A few days before leaving for NH, Peni, her spouse, messaged me that I should not expect much. I let her know that all I expected was some time with my friends. When I parked and walked towards the cabin, she sat in a wheelchair, her back towards me. Though I could only see her shoulders and head, her frail condition shouted at me. I took a breath and moved forward to to greet her and our next four days. Again, we both knew what each other was thinking and were a comfort for each other.
Over the four days, she needed much rest. It was a chore for her to speak, and we spent much time in silence sitting on the screened porch watching the sun set in the evening, and listening for the loons in the morning.

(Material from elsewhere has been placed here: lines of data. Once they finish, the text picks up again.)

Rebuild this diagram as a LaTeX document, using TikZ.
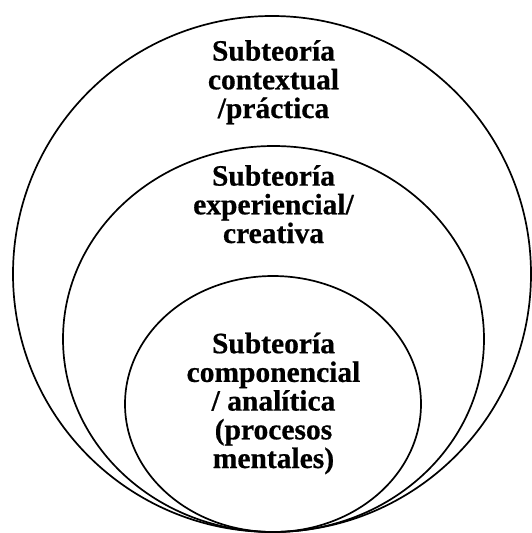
\documentclass[tikz,border=0pt]{standalone}
\usepackage{fontspec}
\setmainfont{Liberation Serif}[BoldFeatures={FakeBold=0.6}]
\begin{document}
\begin{tikzpicture}[x=1pt,y=-1pt,
  ring/.style={draw=black, line width=1.7pt},
  lbl/.style={align=center, anchor=base, inner sep=0pt, font=\fontsize{29.5}{28.7}\selectfont\bfseries}]
\useasboundingbox (0,0) rectangle (531,533);
\draw[ring] (272,274) ellipse [x radius=259, y radius=258];
\draw[ring] (273.5,339) ellipse [x radius=210.5, y radius=193];
\draw[ring] (273,404) ellipse [x radius=148, y radius=128];
\node[lbl] (outer) at (273.5,118) {Subteoría\\contextual\\/práctica};
\node[lbl] (middle) at (273.5,243) {Subteoría\\experiencial/\\creativa};
\node[lbl] (inner) at (273.5,468) {Subteoría\\componencial\\/ analítica\\(procesos\\mentales)};
\end{tikzpicture}
\end{document}
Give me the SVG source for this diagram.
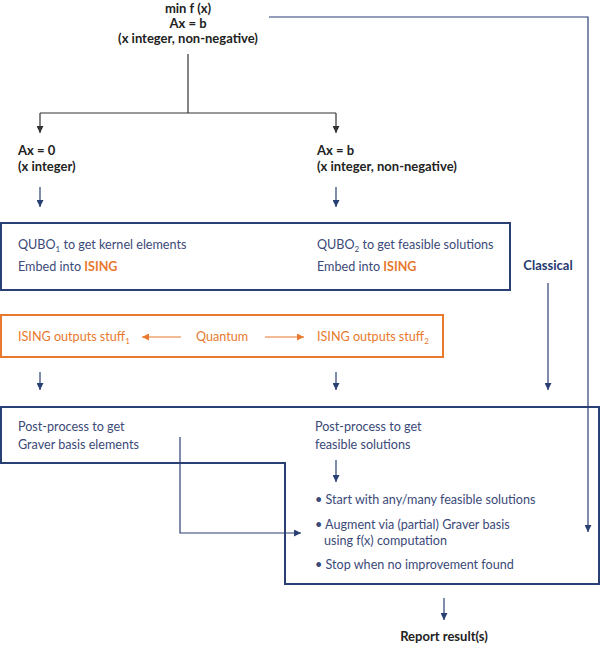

I let her know that it was alright to let go, her family was all the better because she was a part of it and they would have her lessons of love, honesty, gentleness, and traditions — some of which she created for them. I thanked her for being my friend all these years, before leaving. Hugged her gently on a Sunday and left for trip home knowing I will not see her again in this life.
My mind was filled with memories flashing, as if I were having a near death experience, conversations repeating, and such a feeling of loss and being lost. I would never have made it home getting on to an interstate, I needed distraction, so I ditched 91 and took a route down through Vermont, a route Dummy had given me long ago, stating I would enjoy the view of the Green Mountains and the tiny towns. It was a difficult, lonely trip — Milo, wasn’t even with me to offer a warm nuzzle of his nose, as he does when he senses I am upset. No dogs were allowed at the camp so it was a solo trip. All I wanted was to sit in silence with my hands wrapped around a hot cup of tea to hold close some warmth, maybe to replace the warmth of a friend I would no longer have. I stayed on route 5 for a long while then into Massachusetts where I think I connected with the interstate to get me back to PA.
Dummy, was to stay for the rest of the week at camp, but Peni called to let me know she wanted to go home on Tuesday. She died that Thursday, August 25. A most beautiful service was held the following week, where I was asked to give a tribute to her life as friend. I have been wanting to write about our friendship for a long time, attempted several times, too emotional each time. This story is far from complete and would need a multitude of short stories to make it so. So maybe this is just a prelude, maybe not. So for now, Deep breath, sigh, tear, smiles and hands around a hot cup of tea, please join me as the first of May has passed.